29 de diciembre de 2009

2010

Cuando era chica, nada me gustaba más que empezar un cuaderno nuevo.

48 hojas blancas, impolutas, parejitas, prolijamente pegadas, llenas de posibilidades.

Y seleccionaba con esmero el papel para forrarlo, y me dedicaba a esa tarea con esmero. Y le hacía una carátula que superara a la anterior.

Por lo general este proceso se daba incluso antes de terminar el cuaderno anterior al cual completaba a los tumbos, haciendo letra grande, arrancando hojas, pegando las fotocopias enteras.

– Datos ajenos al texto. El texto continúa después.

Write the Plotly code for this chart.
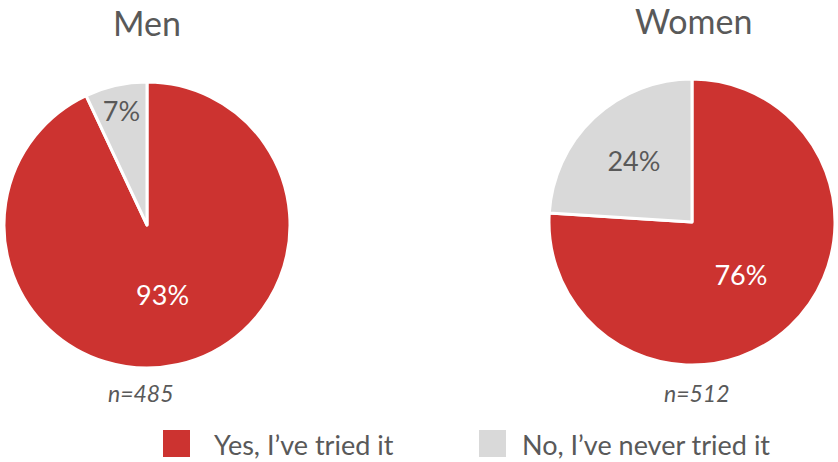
import plotly.graph_objects as go

labels = ["Yes, I\u2019ve tried it", "No, I\u2019ve never tried it"]
groups = ["Men", "Women"]
men = [93, 7]
women = [76, 24]
sample_sizes = [485, 512]

colors = ["#CC3330", "#D9D9D9"]
text_colors = ["#FFFFFF", "#595959"]
grey_text = "#595959"
font = "Lato, 'Open Sans', sans-serif"

W, H = 838, 462

# pie boxes in pixels (left, top, right, bottom)
boxes = [(4, 82, 290, 368), (549, 79, 835, 365)]

fig = go.Figure()
for i, (name, vals) in enumerate(zip(groups, [men, women])):
    l, t, r, b = boxes[i]
    fig.add_trace(go.Pie(
        labels=labels,
        values=vals,
        name=name,
        sort=False,
        direction="clockwise",
        rotation=0,
        marker=dict(colors=colors, line=dict(color="white", width=3)),
        texttemplate="%{value}%",
        textposition="inside",
        insidetextorientation="horizontal",
        textfont=dict(family=font, size=27, color=text_colors),
        hoverinfo="label+value",
        showlegend=False,
        domain=dict(x=[l / W, r / W], y=[1 - b / H, 1 - t / H]),
    ))

# titles and sample sizes
title_pos = [(147, 22), (693, 21)]
n_pos = [(141, 393), (697, 393)]
for i, name in enumerate(groups):
    fig.add_annotation(x=title_pos[i][0] / W, y=1 - title_pos[i][1] / H,
                       xref="paper", yref="paper", text=name, showarrow=False,
                       xanchor="center", yanchor="middle",
                       font=dict(family=font, size=34, color=grey_text))
    fig.add_annotation(x=n_pos[i][0] / W, y=1 - n_pos[i][1] / H,
                       xref="paper", yref="paper",
                       text="<i>n=%d</i>" % sample_sizes[i], showarrow=False,
                       xanchor="center", yanchor="middle",
                       font=dict(family=font, size=23, color=grey_text))

# legend: big square swatches like the original
swatch_x = [163, 479]
label_x = [212, 520]
for lab, col, sx, tx in zip(labels, colors, swatch_x, label_x):
    fig.add_shape(type="rect", xref="paper", yref="paper",
                  x0=sx / W, x1=(sx + 27) / W,
                  y0=1 - 457 / H, y1=1 - 430 / H,
                  fillcolor=col, line_width=0)
    fig.add_annotation(x=tx / W, y=1 - 444 / H, xref="paper", yref="paper",
                       text=lab, showarrow=False, xanchor="left", yanchor="middle",
                       font=dict(family=font, size=27, color=grey_text))

fig.update_layout(
    width=W,
    height=H,
    margin=dict(l=0, r=0, t=0, b=0, autoexpand=False),
    paper_bgcolor="white",
    plot_bgcolor="white",
    font=dict(family=font, color=grey_text),
    showlegend=False,
)

fig.write_html("out.html", config={"displayModeBar": False},
               post_script="document.body.style.margin='0px';")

La perspectiva de empezar de nuevo lo deslucía aún más y me daba más ganas de que se terminara lo antes posible.

Y llegaba el día en que el Rivadavia nuevo entraba a escena. Y los primeros renglones no usaba el borratintas y las primeras hojas hacía buena letra. Pero mi naturaleza afloraba eventualmente y aparecía el primer borrón, la primera correción, la primer hoja arrancada de frustración.

Hasta que me di cuenta que el cuaderno cambiaba pero yo seguía siendo la misma alumna promedio, con las mismas falencias, las mismas desprolijidades y como mucho, podía esperar haber aprendido antes y en este cuaderno tener menos faltas de ortografía.